Ich hoffte auf die Shortlist. Aber so oder so wusste ich, ich hatte es endlich geschafft. Nominiert in Wetzlar. Es fühlte sich an, als hätte ich bereits gewonnen. Den Nobelpreis. Mindestens. Ich hibbelte auf die Bekanntgabe der Shortlist hin, nervte wahrscheinlich mein gesamtes Umfeld damit, aber ich wusste, die Chancen, nicht unter die letzten drei zu kommen, war größer als die, dabei zu sein, und die anderen Titel sahen alle so toll aus, so erfolgreich, dass ich nicht glaubte, echte Chancen zu haben. Kann sich ein Buch für Zehnjährige gegen so eine Konkurrenz durchsetzen? War nicht mein Schluss dafür zu simpel gestrickt, meine Zielgruppe zu jung, und überhaupt, hatte jemals ein Kinderbuch den Wetzlarer Phantastikpreis gewonnen?
Aber dann kam die Shortlist, von zehn Titeln runter auf drei – und »Unten« war darunter. Und ich fragte mich, vorsichtig, ob ich mir jetzt doch echte Hoffnungen machen dürfte oder besser doch nicht. Von den drei Titeln war einer, »Auf See« von Theresia Enzensberger, schon für den Deutschen Buchpreis nominiert gewesen, und ich war mir sicher, sie würde das Rennen machen. Ich kannte das Buch noch nicht, aber der Klappentext las sich spannend, und die Leseprobe war toll geschrieben, und ich beschloss, mich nicht zu sehr zu grämen, wenn ich den Preis nicht gewinnen sollte. Ich wusste, und das erlaubte ich mir auch, ich würde sehr, sehr traurig sein wenn nicht. Aber he, ich hatte es auf die Shortlist geschafft. Meine erste Shortlist überhaupt. In Wetzlar.
Und wenn ich nicht gewann – dann hatte ich immer noch eine Auszeichnung für »Unten« gewonnen, die mir niemand mehr wegnehmen konnte: Den ersten Platz bei den Schmökerhits der Erfrurter Kinderbuchtage, ein Preis, der von einer Kinderjury vergeben wird. Der erste Preis für eine Veröffentlichung von mir überhaupt, und ich habe mich wirklich sehr darüber gefreut. Gerade weil das eine Kinderjury ist, und ich erst Angst hatte, dass »Unten«, das nur erwachsene Testleser hatte, am Kindergeschmack völlig vorbeigehen würde. Ich war leider nicht in Erfurt, als die Preisträger da verkündet wurden, aber es muss eine tolle Sache gewesen sein. Und während ich wegen Wetzlar hibbelte, freute ich mich über Erfurt, und das sollte auch das Loslassen leichter machen.

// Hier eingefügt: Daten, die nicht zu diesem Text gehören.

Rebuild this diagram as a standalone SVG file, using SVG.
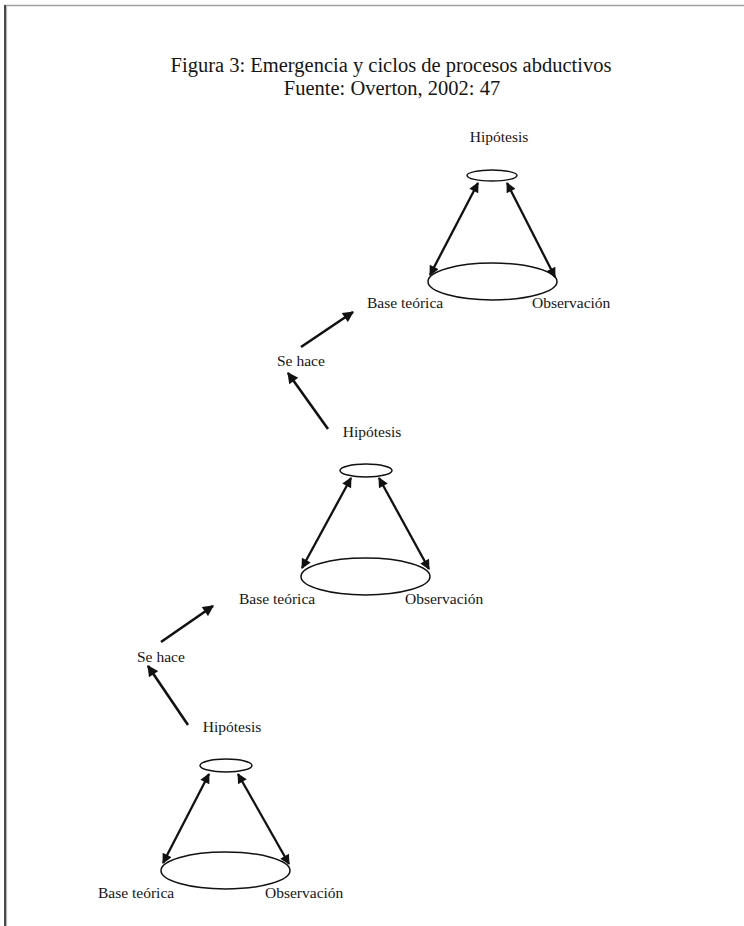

Aber stattdessen flatterte mir eine Mail ins Haus, aus Wetzlar. Ich dachte, dass man mir vielleicht eine schicke Graphikdatei für meine Webseite zukommen ließ, damit ich mit meiner Shortlistplatzierung ein bisschen angeben könnte – aber da war keine Plakette. Da war die Mail, dass ich gewonnen habe. Ich schrie nicht. Ich starrte nur auf diese Mail und konnte es nicht glauben. Dann rief ich meinen Mann rüber, damit der mir bestätigen konnte, dass das da wirklich stand. Dann starrte ich weiter. Dann lief ich debil grinsend durch das Haus. Und bis jetzt hat sich an diesem Zustand nichts geändert. Ich habe Wetzlar gewonnen! Ich! Wetzlar! Ich bin immer noch grün und blau, so oft habe ich mich gekniffen, um zu sehen, ob ich nicht doch aufwache und alles nur ein Traum war. Ich will nicht aufwachen. Und ich wache nicht auf. Es ist wirklich.
Diese Preise der anderen – jetzt habe ich auch einen davon gewonnen. Und in diesem Moment schweigen sogar die kleinen Stimmen, die sonst immer sagen, dass es ein Irrtum sein muss, dass ich keinen Preis verdient habe, dass die sich bestimmt im Jurybüro vertan haben … In diesem Moment bin ich mit mir im reinen. Ich habe es verdient, glücklich zu sein. Und ich bin es.